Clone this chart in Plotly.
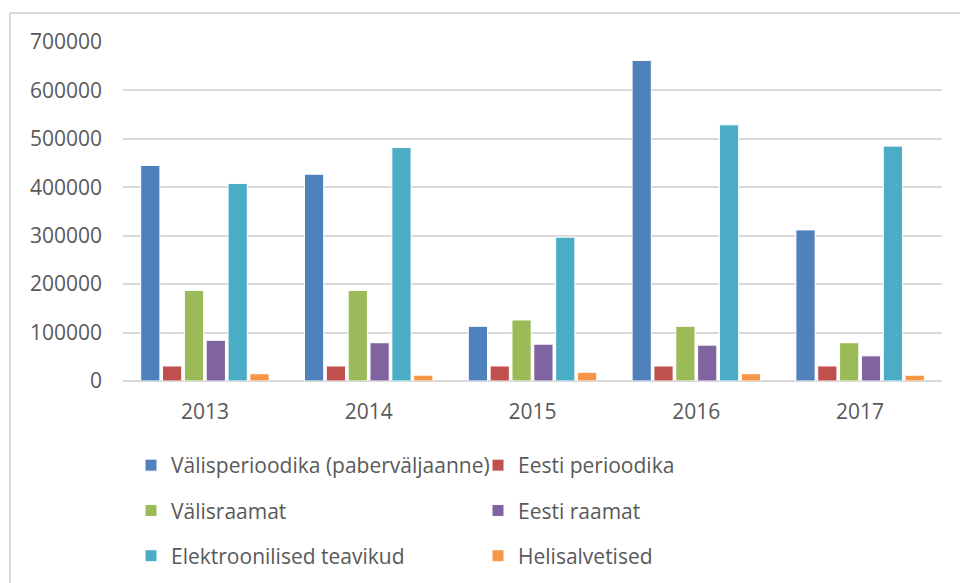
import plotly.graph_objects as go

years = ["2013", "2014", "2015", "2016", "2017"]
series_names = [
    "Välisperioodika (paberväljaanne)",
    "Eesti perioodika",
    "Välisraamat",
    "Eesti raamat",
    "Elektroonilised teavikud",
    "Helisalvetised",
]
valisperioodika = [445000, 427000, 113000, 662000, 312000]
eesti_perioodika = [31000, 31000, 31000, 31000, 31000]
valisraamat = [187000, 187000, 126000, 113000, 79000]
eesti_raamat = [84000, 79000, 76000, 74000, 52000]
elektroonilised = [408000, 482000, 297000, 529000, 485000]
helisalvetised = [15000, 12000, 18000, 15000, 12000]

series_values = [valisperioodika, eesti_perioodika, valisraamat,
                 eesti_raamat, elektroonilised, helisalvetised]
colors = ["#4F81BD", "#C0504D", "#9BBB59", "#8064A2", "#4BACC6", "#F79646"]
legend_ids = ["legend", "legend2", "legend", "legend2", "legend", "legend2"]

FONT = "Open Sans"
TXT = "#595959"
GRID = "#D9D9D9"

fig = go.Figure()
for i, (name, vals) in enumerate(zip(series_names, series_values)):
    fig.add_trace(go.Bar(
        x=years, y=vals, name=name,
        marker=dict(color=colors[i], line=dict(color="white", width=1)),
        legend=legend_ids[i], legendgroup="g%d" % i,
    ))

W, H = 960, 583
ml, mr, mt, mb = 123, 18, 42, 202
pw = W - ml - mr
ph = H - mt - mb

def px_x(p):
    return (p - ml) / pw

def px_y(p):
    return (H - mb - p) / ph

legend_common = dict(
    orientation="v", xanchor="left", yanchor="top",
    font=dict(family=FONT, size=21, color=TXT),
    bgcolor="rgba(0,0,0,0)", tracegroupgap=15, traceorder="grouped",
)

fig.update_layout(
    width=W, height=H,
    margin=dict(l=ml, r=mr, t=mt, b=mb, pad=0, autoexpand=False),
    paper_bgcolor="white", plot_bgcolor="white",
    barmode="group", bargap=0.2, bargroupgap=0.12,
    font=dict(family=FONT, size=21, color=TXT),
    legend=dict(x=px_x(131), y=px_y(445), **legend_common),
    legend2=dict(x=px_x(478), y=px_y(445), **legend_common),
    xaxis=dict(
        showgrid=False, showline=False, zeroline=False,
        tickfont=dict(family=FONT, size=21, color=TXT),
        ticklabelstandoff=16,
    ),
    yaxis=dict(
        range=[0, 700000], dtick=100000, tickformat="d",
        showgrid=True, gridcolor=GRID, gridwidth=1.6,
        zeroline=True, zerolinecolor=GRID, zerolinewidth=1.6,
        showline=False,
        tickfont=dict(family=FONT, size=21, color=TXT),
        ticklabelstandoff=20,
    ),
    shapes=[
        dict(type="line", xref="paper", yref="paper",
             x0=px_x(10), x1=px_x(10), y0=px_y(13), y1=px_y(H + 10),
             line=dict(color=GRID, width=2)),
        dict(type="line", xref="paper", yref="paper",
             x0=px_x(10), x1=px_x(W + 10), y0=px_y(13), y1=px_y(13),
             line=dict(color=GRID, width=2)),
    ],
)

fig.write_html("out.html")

————————

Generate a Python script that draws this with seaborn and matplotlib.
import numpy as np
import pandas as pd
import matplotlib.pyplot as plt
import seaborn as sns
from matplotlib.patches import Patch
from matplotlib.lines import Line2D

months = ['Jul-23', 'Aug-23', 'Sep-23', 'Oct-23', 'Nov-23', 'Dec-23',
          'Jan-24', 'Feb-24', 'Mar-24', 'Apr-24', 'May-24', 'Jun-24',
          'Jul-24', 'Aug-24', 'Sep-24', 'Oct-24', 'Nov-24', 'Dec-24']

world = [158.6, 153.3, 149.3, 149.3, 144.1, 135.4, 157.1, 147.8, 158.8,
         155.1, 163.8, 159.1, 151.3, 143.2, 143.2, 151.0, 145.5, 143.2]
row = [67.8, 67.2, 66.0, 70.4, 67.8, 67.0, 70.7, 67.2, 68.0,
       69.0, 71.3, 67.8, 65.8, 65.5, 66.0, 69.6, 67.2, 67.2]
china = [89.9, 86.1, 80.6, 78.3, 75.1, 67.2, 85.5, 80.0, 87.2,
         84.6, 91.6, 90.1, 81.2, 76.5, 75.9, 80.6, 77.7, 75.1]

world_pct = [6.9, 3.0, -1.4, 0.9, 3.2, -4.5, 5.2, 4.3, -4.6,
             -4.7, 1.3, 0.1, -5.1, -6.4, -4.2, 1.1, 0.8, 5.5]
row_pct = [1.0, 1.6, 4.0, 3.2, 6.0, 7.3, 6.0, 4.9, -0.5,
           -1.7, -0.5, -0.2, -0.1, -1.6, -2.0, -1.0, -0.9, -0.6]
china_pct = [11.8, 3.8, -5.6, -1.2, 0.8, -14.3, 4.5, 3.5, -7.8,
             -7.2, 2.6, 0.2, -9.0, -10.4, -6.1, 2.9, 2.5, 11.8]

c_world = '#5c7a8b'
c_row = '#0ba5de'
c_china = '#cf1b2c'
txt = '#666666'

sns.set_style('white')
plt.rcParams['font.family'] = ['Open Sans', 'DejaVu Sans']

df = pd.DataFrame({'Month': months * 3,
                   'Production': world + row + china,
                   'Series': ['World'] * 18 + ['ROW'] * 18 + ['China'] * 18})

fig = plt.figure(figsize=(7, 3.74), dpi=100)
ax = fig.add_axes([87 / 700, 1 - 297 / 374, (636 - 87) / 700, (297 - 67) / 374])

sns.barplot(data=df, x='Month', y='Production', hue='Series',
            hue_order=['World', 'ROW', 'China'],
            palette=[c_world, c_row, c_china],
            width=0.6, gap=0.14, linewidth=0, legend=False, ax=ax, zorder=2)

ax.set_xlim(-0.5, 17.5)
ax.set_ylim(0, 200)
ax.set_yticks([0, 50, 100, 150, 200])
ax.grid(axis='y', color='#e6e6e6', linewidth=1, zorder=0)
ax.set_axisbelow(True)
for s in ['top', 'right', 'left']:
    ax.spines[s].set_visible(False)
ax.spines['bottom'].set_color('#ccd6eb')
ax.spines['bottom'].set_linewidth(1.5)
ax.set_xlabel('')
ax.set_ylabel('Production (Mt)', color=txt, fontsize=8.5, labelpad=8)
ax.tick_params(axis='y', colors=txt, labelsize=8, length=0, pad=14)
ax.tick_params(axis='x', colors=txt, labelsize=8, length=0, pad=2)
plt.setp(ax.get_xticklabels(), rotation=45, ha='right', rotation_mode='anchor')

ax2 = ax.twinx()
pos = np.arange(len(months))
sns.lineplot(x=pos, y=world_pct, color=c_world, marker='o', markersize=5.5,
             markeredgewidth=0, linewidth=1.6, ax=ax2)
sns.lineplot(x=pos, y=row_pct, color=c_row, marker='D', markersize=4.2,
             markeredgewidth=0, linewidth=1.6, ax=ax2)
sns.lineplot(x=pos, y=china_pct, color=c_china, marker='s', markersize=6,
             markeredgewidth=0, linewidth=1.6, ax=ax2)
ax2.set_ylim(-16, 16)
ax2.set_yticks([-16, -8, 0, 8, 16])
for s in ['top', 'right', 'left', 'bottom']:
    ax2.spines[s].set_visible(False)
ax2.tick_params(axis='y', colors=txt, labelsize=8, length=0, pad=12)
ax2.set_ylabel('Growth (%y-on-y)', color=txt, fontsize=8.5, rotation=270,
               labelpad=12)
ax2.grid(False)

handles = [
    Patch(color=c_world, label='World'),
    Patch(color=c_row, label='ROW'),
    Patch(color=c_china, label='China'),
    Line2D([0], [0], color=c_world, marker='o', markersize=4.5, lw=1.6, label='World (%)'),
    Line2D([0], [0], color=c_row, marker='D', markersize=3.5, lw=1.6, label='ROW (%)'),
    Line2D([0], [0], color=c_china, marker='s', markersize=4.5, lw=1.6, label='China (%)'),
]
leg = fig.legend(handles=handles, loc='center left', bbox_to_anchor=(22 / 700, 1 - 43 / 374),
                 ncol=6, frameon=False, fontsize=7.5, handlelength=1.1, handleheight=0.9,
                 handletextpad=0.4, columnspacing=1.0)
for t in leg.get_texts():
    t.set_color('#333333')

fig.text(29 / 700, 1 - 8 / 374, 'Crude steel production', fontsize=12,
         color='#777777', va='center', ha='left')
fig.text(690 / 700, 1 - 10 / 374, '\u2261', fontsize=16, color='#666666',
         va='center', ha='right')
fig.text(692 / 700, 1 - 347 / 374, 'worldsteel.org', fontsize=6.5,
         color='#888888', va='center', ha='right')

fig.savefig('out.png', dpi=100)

————————

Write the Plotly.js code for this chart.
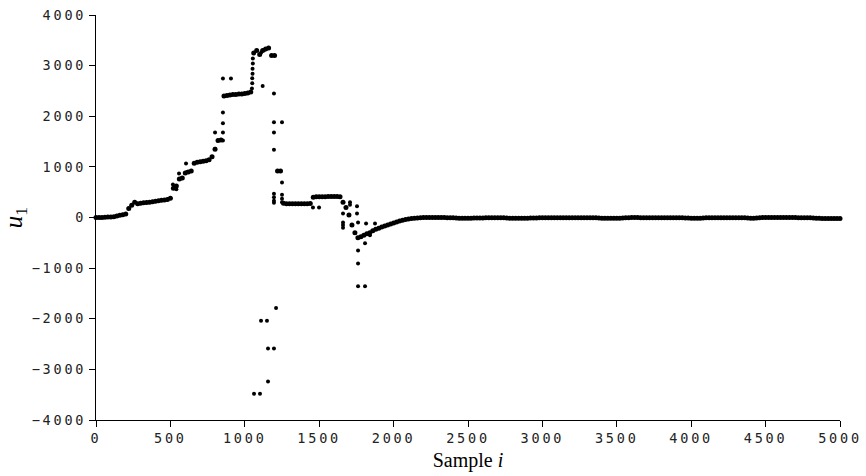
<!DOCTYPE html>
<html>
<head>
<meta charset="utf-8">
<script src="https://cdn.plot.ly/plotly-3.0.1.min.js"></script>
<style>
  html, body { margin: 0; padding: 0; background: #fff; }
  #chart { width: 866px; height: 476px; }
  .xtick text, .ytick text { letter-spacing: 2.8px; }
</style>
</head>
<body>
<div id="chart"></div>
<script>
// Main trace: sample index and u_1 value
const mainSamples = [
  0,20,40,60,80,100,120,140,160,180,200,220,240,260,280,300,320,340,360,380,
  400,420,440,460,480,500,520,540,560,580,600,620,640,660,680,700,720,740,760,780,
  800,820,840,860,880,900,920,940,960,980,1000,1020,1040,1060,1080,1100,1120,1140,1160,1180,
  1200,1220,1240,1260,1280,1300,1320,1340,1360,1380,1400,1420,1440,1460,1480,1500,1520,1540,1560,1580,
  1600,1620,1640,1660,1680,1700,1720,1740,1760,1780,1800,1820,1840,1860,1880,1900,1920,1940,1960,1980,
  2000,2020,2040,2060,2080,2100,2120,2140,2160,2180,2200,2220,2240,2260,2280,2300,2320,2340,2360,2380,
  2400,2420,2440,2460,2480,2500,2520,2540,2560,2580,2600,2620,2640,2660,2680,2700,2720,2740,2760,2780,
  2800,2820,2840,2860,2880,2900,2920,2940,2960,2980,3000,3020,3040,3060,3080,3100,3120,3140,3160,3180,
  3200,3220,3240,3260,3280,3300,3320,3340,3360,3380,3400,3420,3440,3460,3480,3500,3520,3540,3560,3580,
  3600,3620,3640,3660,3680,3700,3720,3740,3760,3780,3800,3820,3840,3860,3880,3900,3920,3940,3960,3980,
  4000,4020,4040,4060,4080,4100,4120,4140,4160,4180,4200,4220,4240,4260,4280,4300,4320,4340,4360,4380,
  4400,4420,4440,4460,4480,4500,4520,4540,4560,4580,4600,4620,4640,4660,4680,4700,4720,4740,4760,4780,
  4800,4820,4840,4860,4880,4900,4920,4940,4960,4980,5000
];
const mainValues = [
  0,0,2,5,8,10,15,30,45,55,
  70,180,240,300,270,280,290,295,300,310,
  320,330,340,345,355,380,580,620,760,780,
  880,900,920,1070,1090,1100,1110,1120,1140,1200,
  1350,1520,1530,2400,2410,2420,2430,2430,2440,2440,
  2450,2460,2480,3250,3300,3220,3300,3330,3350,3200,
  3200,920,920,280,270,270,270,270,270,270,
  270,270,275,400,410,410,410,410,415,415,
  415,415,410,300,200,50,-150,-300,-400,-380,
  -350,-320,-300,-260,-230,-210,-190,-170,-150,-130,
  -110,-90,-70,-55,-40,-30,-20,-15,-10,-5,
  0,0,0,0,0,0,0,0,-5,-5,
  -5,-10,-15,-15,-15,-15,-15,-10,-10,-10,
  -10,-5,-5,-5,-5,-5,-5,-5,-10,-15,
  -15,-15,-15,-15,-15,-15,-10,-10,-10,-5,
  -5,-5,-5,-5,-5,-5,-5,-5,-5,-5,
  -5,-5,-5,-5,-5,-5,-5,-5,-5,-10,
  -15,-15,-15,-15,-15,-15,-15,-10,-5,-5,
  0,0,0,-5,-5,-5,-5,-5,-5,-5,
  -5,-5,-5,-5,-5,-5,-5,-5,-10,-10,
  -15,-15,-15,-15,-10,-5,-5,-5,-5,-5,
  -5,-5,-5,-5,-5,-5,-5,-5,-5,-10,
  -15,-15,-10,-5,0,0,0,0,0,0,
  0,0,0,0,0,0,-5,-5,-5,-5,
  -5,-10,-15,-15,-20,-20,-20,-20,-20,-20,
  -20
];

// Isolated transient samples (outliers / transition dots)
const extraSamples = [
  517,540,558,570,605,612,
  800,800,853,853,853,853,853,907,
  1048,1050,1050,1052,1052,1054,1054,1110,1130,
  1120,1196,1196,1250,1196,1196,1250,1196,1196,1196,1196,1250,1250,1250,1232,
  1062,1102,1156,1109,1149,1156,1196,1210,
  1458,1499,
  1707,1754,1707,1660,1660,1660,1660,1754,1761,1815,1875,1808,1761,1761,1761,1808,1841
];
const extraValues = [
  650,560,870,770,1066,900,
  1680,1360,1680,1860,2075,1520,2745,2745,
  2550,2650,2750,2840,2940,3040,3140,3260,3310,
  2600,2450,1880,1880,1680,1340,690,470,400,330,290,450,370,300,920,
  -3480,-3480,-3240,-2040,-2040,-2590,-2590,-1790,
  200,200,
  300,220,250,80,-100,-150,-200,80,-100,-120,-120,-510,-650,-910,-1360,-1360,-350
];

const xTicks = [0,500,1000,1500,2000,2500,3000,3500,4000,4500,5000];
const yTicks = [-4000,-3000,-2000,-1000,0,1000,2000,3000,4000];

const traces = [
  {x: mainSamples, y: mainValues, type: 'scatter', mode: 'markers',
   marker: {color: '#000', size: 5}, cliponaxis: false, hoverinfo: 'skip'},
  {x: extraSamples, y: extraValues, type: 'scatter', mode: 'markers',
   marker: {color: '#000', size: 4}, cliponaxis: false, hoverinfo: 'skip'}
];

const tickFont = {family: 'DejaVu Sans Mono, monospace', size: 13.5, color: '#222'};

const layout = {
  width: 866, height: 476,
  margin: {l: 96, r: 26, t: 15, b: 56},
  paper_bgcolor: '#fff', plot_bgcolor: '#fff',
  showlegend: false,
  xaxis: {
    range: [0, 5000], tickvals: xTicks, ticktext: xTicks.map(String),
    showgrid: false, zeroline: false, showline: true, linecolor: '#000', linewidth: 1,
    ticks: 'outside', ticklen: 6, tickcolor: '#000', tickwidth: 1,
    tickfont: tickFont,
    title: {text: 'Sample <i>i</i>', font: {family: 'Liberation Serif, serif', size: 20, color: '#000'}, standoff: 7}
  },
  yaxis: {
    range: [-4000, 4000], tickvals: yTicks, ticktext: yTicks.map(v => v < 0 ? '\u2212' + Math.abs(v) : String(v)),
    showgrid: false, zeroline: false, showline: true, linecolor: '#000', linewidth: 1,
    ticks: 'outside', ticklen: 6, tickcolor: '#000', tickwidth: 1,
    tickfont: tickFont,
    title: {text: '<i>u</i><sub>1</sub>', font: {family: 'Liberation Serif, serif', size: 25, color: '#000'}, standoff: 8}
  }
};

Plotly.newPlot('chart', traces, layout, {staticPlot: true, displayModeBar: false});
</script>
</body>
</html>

————————

= Brief =
Find every line in the records above that holds the word "seaborn", and copy each one.

= Exercise answer =
Generate a Python script that draws this with seaborn and matplotlib.
import seaborn as sns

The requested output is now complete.